This geometric model was constructed by Richard P. Baker in the early twentieth century when he was Associate Professor of Mathematics at the University of Iowa. Baker believed that models were essential for the teaching of many parts of mathematics and physics, and over one hundred of his models are in the museum collections.

The typed part of a paper tag on the underside of the base reads: No. 310 (/) Riemann surface. It is listed as a thread (or string) model with title Riemann Surface and further described as “Showing connection of sheets at branch cuts. Two cycles of two and one of three visible.” The model is listed on page 17 of Baker’s 1931 catalog of models not far above the section titled Riemann Surfaces and in which all the models listed, including nine in the museum collections (MA.211257.067 thru MA.211257.075), are made using sheet metal, rather than thread. Unlike the other nine models, neither the catalog entry for nor the paper tag on this model indicates the equation that defines the Riemann surface.

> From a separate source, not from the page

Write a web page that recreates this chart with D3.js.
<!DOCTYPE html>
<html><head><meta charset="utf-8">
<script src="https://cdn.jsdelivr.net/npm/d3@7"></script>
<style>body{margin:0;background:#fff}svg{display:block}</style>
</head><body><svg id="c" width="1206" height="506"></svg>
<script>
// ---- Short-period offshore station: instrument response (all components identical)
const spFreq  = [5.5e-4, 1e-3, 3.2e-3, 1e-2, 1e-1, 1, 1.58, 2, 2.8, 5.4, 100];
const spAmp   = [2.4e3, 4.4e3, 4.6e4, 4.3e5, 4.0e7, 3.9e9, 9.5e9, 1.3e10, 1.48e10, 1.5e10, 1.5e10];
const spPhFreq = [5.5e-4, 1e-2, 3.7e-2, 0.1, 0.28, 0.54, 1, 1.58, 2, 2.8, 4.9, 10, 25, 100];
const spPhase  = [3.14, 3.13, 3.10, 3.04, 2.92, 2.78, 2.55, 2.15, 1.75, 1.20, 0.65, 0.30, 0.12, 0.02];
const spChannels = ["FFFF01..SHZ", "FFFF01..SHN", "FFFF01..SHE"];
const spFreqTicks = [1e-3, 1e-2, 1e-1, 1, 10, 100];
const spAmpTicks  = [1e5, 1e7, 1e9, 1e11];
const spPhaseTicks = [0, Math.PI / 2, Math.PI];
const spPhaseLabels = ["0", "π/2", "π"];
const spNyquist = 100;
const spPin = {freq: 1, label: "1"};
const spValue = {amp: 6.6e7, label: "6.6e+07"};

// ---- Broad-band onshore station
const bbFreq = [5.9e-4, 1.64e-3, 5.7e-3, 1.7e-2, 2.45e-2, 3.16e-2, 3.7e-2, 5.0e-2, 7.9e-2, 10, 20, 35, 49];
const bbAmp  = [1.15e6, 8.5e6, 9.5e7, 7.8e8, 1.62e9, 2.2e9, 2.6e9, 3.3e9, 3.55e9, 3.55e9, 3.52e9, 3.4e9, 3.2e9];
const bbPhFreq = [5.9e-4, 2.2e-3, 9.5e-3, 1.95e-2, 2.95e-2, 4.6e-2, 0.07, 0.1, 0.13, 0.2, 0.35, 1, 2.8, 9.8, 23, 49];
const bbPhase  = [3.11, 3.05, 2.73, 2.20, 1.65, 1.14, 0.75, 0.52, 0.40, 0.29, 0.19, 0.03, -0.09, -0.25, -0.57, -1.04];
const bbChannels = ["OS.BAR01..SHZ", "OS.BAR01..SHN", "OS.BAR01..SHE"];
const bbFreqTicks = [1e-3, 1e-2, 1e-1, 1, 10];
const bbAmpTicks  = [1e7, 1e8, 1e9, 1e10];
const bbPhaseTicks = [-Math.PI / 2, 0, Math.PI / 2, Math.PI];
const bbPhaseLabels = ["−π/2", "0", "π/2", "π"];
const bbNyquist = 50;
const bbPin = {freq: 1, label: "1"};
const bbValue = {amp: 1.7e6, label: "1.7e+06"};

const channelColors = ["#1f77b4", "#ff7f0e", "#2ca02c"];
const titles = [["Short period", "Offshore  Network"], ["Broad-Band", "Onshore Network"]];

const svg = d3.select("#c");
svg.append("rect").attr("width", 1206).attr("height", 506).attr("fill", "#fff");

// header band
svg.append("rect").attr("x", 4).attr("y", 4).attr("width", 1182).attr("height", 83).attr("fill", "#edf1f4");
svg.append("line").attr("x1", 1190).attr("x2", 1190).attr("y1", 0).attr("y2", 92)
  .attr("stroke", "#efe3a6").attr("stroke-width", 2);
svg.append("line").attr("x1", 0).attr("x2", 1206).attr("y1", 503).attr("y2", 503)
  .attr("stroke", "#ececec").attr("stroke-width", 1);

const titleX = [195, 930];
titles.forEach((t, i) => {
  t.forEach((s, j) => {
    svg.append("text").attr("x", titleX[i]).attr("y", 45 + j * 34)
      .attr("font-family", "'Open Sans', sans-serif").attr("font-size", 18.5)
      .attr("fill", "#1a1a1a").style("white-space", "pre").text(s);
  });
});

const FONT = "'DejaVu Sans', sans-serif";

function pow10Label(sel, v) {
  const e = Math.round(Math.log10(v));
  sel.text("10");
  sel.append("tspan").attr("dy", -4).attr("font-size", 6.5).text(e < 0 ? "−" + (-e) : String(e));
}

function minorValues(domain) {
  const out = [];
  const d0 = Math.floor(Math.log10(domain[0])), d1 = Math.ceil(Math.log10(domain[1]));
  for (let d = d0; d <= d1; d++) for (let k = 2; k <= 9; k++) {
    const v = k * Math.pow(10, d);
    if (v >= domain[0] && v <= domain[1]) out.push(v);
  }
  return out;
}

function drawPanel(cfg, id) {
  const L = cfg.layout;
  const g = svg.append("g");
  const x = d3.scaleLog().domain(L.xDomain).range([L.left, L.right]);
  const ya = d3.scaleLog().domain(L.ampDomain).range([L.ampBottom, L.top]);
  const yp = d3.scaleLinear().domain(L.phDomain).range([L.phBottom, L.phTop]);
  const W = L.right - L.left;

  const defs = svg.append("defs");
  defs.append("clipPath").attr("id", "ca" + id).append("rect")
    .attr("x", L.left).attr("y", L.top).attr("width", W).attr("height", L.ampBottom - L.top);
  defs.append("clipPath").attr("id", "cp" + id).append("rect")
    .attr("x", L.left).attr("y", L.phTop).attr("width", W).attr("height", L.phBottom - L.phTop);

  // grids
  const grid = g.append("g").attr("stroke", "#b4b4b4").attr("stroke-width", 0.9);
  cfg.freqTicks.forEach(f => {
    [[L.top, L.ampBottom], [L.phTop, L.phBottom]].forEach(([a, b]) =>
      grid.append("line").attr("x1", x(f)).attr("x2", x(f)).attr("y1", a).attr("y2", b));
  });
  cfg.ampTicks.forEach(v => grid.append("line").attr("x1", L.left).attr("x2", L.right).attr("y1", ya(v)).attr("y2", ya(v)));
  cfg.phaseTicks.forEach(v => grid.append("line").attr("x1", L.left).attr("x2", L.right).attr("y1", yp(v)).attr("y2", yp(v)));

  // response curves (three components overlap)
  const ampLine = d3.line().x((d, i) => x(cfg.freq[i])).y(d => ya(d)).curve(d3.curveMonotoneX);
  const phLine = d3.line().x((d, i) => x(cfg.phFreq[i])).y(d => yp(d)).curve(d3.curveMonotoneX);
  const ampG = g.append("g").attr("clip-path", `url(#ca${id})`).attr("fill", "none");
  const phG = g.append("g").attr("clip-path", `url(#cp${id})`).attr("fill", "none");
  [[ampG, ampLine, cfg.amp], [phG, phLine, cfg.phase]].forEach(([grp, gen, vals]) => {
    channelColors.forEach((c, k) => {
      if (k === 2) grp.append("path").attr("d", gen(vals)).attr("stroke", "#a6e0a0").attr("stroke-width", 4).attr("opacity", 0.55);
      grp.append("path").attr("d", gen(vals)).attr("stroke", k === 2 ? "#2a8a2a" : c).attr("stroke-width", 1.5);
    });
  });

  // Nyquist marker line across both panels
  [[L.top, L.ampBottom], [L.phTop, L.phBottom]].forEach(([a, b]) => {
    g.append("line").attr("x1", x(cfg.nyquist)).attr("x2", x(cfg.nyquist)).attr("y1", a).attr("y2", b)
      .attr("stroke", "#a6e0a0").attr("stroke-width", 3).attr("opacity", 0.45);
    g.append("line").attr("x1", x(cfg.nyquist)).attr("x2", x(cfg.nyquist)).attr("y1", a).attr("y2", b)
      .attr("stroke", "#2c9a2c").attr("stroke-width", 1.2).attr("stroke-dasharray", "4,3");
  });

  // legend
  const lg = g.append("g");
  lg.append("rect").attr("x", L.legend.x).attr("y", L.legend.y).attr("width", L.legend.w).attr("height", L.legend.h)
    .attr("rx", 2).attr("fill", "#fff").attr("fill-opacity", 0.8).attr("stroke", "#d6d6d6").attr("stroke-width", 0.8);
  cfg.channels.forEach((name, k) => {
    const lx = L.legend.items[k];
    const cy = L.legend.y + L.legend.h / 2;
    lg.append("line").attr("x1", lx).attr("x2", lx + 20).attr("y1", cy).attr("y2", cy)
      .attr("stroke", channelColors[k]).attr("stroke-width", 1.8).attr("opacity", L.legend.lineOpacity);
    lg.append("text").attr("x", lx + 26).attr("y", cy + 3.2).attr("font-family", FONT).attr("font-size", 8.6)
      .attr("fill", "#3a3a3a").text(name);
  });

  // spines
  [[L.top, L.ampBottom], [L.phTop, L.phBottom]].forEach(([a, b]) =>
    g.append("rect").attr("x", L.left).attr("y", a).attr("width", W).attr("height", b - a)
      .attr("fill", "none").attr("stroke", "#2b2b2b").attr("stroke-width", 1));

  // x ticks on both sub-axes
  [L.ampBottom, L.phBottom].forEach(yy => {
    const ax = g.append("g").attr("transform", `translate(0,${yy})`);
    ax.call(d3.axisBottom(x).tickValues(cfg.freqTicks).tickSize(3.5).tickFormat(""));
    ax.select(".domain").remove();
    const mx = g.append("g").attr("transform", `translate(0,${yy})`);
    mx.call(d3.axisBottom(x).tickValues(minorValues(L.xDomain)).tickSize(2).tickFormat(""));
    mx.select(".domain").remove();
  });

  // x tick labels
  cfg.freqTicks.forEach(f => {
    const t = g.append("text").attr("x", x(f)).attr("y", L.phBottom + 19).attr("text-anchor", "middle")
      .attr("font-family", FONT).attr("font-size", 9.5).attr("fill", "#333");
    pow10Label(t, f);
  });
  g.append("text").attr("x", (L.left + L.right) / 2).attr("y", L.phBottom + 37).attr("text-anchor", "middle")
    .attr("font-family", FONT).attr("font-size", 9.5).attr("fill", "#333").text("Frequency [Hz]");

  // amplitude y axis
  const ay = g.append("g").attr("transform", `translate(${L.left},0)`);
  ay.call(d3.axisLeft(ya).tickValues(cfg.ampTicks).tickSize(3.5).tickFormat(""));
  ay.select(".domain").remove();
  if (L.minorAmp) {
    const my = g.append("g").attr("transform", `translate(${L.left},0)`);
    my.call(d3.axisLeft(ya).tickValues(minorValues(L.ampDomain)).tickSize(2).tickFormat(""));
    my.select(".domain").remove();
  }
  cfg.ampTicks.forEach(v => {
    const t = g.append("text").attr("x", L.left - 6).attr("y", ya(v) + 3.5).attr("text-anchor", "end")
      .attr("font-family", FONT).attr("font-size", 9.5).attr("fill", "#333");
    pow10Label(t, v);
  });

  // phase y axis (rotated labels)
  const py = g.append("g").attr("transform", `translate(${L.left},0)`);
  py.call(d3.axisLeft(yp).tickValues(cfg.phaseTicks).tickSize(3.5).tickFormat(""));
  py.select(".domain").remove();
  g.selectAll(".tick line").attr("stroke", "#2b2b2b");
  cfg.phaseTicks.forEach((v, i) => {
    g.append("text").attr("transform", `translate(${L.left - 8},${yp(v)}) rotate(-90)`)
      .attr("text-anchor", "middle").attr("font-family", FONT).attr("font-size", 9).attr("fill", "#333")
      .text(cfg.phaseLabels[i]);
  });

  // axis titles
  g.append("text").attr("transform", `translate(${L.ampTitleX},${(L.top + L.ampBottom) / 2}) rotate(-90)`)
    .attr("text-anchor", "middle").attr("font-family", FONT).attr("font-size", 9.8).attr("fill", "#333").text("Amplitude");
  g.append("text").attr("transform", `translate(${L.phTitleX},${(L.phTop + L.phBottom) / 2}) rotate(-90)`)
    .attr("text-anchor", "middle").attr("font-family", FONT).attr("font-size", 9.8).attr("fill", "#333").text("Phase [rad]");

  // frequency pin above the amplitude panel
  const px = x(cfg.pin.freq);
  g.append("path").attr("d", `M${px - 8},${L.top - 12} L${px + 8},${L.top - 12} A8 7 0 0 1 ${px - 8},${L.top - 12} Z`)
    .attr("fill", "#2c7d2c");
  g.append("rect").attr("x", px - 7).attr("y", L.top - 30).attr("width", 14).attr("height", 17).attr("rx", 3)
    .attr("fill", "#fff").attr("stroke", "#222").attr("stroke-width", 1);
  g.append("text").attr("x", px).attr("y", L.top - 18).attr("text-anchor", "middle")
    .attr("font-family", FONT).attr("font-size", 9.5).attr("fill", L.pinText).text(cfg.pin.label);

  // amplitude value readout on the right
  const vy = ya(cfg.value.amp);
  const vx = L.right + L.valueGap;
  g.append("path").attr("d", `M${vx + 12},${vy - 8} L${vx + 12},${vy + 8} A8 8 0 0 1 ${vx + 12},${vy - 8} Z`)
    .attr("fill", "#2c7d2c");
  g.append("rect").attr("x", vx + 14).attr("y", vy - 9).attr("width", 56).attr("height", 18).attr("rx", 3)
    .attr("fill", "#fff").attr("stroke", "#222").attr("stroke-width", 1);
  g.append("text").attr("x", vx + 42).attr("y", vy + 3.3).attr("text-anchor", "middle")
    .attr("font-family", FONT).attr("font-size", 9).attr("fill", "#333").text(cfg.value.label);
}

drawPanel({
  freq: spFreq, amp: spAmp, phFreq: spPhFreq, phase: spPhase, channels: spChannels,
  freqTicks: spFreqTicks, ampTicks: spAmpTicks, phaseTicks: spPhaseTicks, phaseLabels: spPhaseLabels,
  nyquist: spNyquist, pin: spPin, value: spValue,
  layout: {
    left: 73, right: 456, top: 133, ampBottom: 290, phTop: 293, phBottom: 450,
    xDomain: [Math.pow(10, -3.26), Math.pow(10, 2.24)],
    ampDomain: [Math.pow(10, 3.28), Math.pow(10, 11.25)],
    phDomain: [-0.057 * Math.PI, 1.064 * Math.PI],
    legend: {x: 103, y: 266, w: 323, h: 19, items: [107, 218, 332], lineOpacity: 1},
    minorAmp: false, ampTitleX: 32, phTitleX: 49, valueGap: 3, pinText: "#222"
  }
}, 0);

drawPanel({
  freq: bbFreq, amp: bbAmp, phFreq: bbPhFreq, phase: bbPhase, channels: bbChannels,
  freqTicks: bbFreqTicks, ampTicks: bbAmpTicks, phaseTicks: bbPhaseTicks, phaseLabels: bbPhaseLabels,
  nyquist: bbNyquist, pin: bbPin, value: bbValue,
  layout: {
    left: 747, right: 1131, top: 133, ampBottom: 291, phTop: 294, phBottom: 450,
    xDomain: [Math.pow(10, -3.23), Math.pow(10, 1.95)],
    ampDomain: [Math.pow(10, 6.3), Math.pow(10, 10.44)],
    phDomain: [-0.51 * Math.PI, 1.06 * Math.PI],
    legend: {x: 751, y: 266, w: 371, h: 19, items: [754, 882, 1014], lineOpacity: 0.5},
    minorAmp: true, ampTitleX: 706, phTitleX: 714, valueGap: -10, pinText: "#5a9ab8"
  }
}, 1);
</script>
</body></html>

However, Baker’s notes on this model indicate that it is defined by the equation, zw^{3} - zw + 2 = 0 (Richard P. Baker Papers, University of Iowa Libraries, Iowa City, Iowa) so this model is intended to help understand the Riemann surface defined by that equation. Complex numbers are of the form x + yi for x and y real numbers and i the square root of –1. A complex plane is like the usual real Cartesian plane but with the horizontal axis representing the real part of the number and the vertical axis representing the imaginary part of the number. Riemann surfaces are named after the 19th-century German mathematician Bernhard Riemann.

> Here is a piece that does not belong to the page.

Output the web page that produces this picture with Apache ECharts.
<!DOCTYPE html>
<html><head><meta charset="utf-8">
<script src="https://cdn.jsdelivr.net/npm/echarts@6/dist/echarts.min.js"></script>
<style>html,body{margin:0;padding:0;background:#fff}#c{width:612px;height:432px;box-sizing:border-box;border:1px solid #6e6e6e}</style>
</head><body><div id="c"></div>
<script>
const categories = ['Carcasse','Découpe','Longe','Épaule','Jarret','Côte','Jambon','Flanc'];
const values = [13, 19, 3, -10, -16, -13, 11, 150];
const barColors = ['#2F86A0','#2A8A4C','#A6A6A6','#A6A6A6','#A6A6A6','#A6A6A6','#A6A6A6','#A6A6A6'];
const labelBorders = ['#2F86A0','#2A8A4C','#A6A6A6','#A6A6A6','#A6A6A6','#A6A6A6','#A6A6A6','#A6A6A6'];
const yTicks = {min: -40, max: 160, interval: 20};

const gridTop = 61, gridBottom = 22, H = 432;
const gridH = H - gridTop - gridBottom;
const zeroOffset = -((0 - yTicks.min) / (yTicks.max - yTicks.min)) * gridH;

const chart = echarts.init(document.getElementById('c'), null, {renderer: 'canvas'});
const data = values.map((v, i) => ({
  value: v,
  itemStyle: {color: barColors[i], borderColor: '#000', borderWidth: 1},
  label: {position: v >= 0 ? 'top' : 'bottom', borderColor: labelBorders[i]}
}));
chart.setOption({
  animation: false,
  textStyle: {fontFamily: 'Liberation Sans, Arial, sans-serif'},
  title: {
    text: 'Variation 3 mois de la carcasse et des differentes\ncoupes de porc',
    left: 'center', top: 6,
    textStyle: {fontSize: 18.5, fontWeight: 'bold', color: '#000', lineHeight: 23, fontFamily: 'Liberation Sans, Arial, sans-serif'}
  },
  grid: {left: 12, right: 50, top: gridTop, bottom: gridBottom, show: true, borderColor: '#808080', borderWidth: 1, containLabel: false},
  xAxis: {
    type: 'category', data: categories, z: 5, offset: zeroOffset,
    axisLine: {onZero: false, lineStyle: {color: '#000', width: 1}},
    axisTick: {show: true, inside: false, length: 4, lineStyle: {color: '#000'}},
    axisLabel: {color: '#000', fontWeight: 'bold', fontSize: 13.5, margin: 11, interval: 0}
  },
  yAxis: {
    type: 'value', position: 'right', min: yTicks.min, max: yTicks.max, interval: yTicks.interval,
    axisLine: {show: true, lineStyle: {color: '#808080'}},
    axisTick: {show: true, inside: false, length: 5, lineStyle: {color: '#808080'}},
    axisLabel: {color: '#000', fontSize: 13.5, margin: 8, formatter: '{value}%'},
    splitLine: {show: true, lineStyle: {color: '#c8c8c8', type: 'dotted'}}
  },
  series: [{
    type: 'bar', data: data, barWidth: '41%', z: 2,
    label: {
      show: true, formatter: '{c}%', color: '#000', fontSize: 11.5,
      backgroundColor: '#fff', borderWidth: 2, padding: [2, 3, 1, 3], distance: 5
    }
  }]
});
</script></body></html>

For most values of z, the equation zw^{3} - zw + 2 = 0 is satisfied by three distinct values of w. There are three exceptions to this; they are called the branch points of the Riemann surface. When z = 0, only w = infinity satisfies the defining equation. When z = 3√3 the defining equation is satisfied by two distinct values of w, √3/3, which is a double root, and -2√3/3. Similarly, when z = -3√3 the equation is also satisfied by the two distinct values of w, the double root -√3/3 and 2√3/3. Thus, 0 and ±3√3 are the branch points of this Riemann surface.

This model is made using thread that represents movement along straight lines on the three sheets of the Riemann surface. All of the thread, some of which is missing, runs in a direction perpendicular to the real axes of the sheets that represent z planes. One can think of the pair of long bolts that support the thread as together representing a copy of the real axis of a z plane. These pairs of bolts are separated in order to show that movement along a thread can produce movement from one sheet to another. Sets of 3 pieces of thread nearest each end of a bolt remain on the same sheets (7 sets nearest one side of the frame and 8 sets nearest the opposite side of the frame). For the remaining thread there are two different patterns each containing 12 sets of 3 pieces of thread for which 2 pieces start on one sheet of the model and end on another sheet.

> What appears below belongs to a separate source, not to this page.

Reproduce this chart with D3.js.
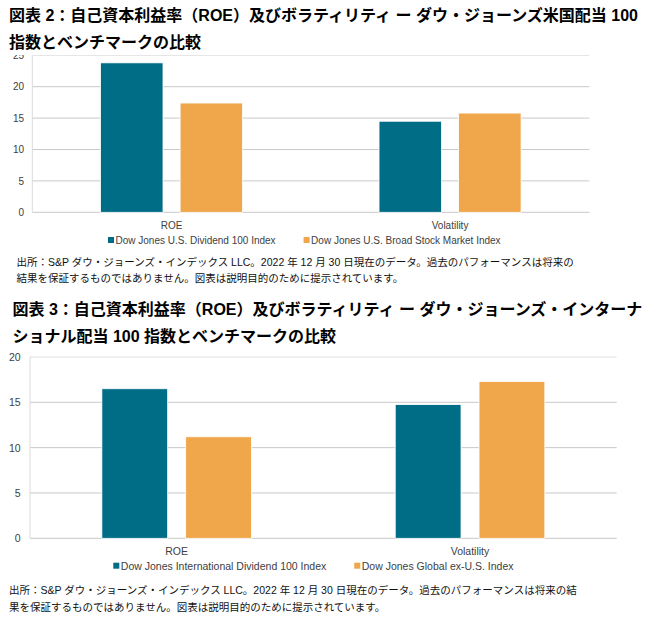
<!DOCTYPE html>
<html>
<head>
<meta charset="utf-8">
<script src="https://cdn.jsdelivr.net/npm/d3@7"></script>
<style>
  body { margin: 0; background: #fff; }
  text { font-family: "Liberation Sans", Arial, "Noto Sans CJK JP", sans-serif; }
  .ttl { font-weight: bold; font-size: 16px; fill: #000; }
  .note { font-size: 10.5px; fill: #111; }
</style>
</head>
<body>
<div id="chart"></div>
<script>
// Categories and series values
var categories = ["ROE", "Volatility"];

var usSeries = ["Dow Jones U.S. Dividend 100 Index", "Dow Jones U.S. Broad Stock Market Index"];
var usDividend = [23.8, 14.5];
var usBroad = [17.4, 15.8];
var usTicks = [0, 5, 10, 15, 20, 25];

var intlSeries = ["Dow Jones International Dividend 100 Index", "Dow Jones Global ex-U.S. Index"];
var intlDividend = [16.5, 14.75];
var globalExUS = [11.2, 17.3];
var intlTicks = [0, 5, 10, 15, 20];

var titles2 = ["図表 2：自己資本利益率（ROE）及びボラティリティ ー ダウ・ジョーンズ米国配当 100", "指数とベンチマークの比較"];
var notes2 = ["出所：S&P ダウ・ジョーンズ・インデックス LLC。2022 年 12 月 30 日現在のデータ。過去のパフォーマンスは将来の", "結果を保証するものではありません。図表は説明目的のために提示されています。"];
var titles3 = ["図表 3：自己資本利益率（ROE）及びボラティリティ ー ダウ・ジョーンズ・インターナ", "ショナル配当 100 指数とベンチマークの比較"];
var notes3 = ["出所：S&P ダウ・ジョーンズ・インデックス LLC。2022 年 12 月 30 日現在のデータ。過去のパフォーマンスは将来の結", "果を保証するものではありません。図表は説明目的のために提示されています。"];

var colors = ["#006d87", "#f0a64a"];

var svg = d3.select("#chart")
    .append("svg")
    .attr("width", 653)
    .attr("height", 628);

// Titles and notes
function textLines(lines, x, y0, step, cls) {
    svg.selectAll(null)
        .data(lines)
        .enter().append("text")
        .attr("class", cls)
        .attr("x", x)
        .attr("y", (d, i) => y0 + i * step)
        .attr("dominant-baseline", "central")
        .text(d => d);
}

textLines(titles2, 9, 15, 27.7, "ttl");
textLines(notes2, 16.5, 261.7, 16.6, "note");
textLines(titles3, 12.5, 309, 27.7, "ttl");
textLines(notes3, 9, 590, 16.6, "note");

// One grouped bar chart
function drawChart(cfg) {
    var g = svg.append("g");
    if (cfg.clipTop) {
        var id = "clip" + Math.round(cfg.top);
        svg.append("clipPath").attr("id", id)
            .append("rect")
            .attr("x", 0).attr("y", cfg.clipTop)
            .attr("width", 653).attr("height", cfg.bottom + 60 - cfg.clipTop);
        g.attr("clip-path", "url(#" + id + ")");
    }

    var y = d3.scaleLinear()
        .domain([0, d3.max(cfg.ticks)])
        .range([cfg.bottom, cfg.top]);

    var x0 = d3.scaleBand()
        .domain(categories)
        .range([cfg.left, cfg.right])
        .paddingInner(0.49)
        .paddingOuter(0.245);

    var x1 = d3.scaleBand()
        .domain([0, 1])
        .range([0, x0.bandwidth()])
        .paddingInner(0.215);

    // gridlines
    g.selectAll(".grid")
        .data(cfg.ticks)
        .enter().append("line")
        .attr("x1", cfg.left)
        .attr("x2", cfg.right)
        .attr("y1", d => y(d))
        .attr("y2", d => y(d))
        .attr("stroke", d => d === d3.max(cfg.ticks) ? "#e0e0e0" : "#c9c9c9")
        .attr("stroke-width", 1);

    // left axis line
    g.append("line")
        .attr("x1", cfg.left).attr("x2", cfg.left)
        .attr("y1", y(d3.max(cfg.ticks))).attr("y2", cfg.bottom)
        .attr("stroke", "#dadada");

    // y tick labels
    var yAxis = d3.axisLeft(y).tickValues(cfg.ticks).tickSize(0).tickPadding(cfg.tickPad);
    var ya = g.append("g")
        .attr("transform", "translate(" + cfg.left + ",0)")
        .call(yAxis);
    ya.select(".domain").remove();
    ya.selectAll("text")
        .attr("fill", "#404040")
        .style("font-size", cfg.font + "px")
        .style("font-family", '"Liberation Sans", Arial, sans-serif');

    // bars
    var rows = categories.map((c, i) => ({ cat: c, vals: [cfg.a[i], cfg.b[i]] }));
    g.selectAll(".grp")
        .data(rows)
        .enter().append("g")
        .attr("transform", d => "translate(" + x0(d.cat) + ",0)")
        .selectAll("rect")
        .data(d => d.vals)
        .enter().append("rect")
        .attr("x", (d, i) => x1(i))
        .attr("width", x1.bandwidth())
        .attr("y", d => y(d))
        .attr("height", d => cfg.bottom - y(d))
        .attr("fill", (d, i) => colors[i])
        .attr("stroke", "#ffffff")
        .attr("stroke-width", 0.8);

    // category labels
    g.selectAll(".cat")
        .data(categories)
        .enter().append("text")
        .attr("x", d => x0(d) + x0.bandwidth() / 2)
        .attr("y", cfg.catY)
        .attr("text-anchor", "middle")
        .attr("dominant-baseline", "central")
        .attr("fill", "#404040")
        .style("font-size", cfg.font + "px")
        .text(d => d);

    // legend
    var lx = cfg.legendX;
    cfg.series.forEach((name, i) => {
        g.append("rect")
            .attr("x", lx)
            .attr("y", cfg.legendY - 3)
            .attr("width", 6)
            .attr("height", 6)
            .attr("fill", colors[i]);
        var t = g.append("text")
            .attr("x", lx + 7.5)
            .attr("y", cfg.legendY)
            .attr("dominant-baseline", "central")
            .attr("fill", "#404040")
            .style("font-size", cfg.font + "px")
            .text(name);
        lx += 7.5 + t.node().getComputedTextLength() + 28;
    });
}

drawChart({
    left: 32.3, right: 589.3, top: 55.3, bottom: 212.3,
    ticks: usTicks, a: usDividend, b: usBroad, series: usSeries,
    font: 10, tickPad: 8.3, catY: 225, legendX: 108, legendY: 240,
    clipTop: 55
});

drawChart({
    left: 30, right: 616.7, top: 357, bottom: 538.3,
    ticks: intlTicks, a: intlDividend, b: globalExUS, series: intlSeries,
    font: 10.5, tickPad: 9.3, catY: 550.7, legendX: 113.3, legendY: 565.7
});
</script>
</body>
</html>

The branch cuts are the curves along which the switch from one sheet to another takes place. In this model there are two branch cuts, each of which is a line segment that runs from z = 0 to one of the two non-zero branch points. One branch cut is represented by the 12 points where the thread on either side of the bolts supporting the top sheet meet as they move to the middle sheet and the other by the 12 points where the thread on either side of the bolts supporting the middle sheet meet as they move to the bottom sheet. The pieces of thread that move from one sheet to another are analogous to the vertical surfaces on Baker’s other Riemann surface models.

The cycles referred to in the catalogue description refer to the movement between the sheets while following a path of the inputs of values into the equation as the path goes around a branch point. After three turns following a path around the branch point that is the endpoint of both branch cuts, i.e., z = 0, the path will have gone through all three sheets and ended where it started, thus making Baker’s “cycle of three” visible. After two turns following a path around either branch points that is the endpoint of just one a branch cut, i.e., z = ±3√3, the path will have gone through the middle sheet and one of the other sheets and ended where it started, thus making both of Baker’s “two cycles of two” visible.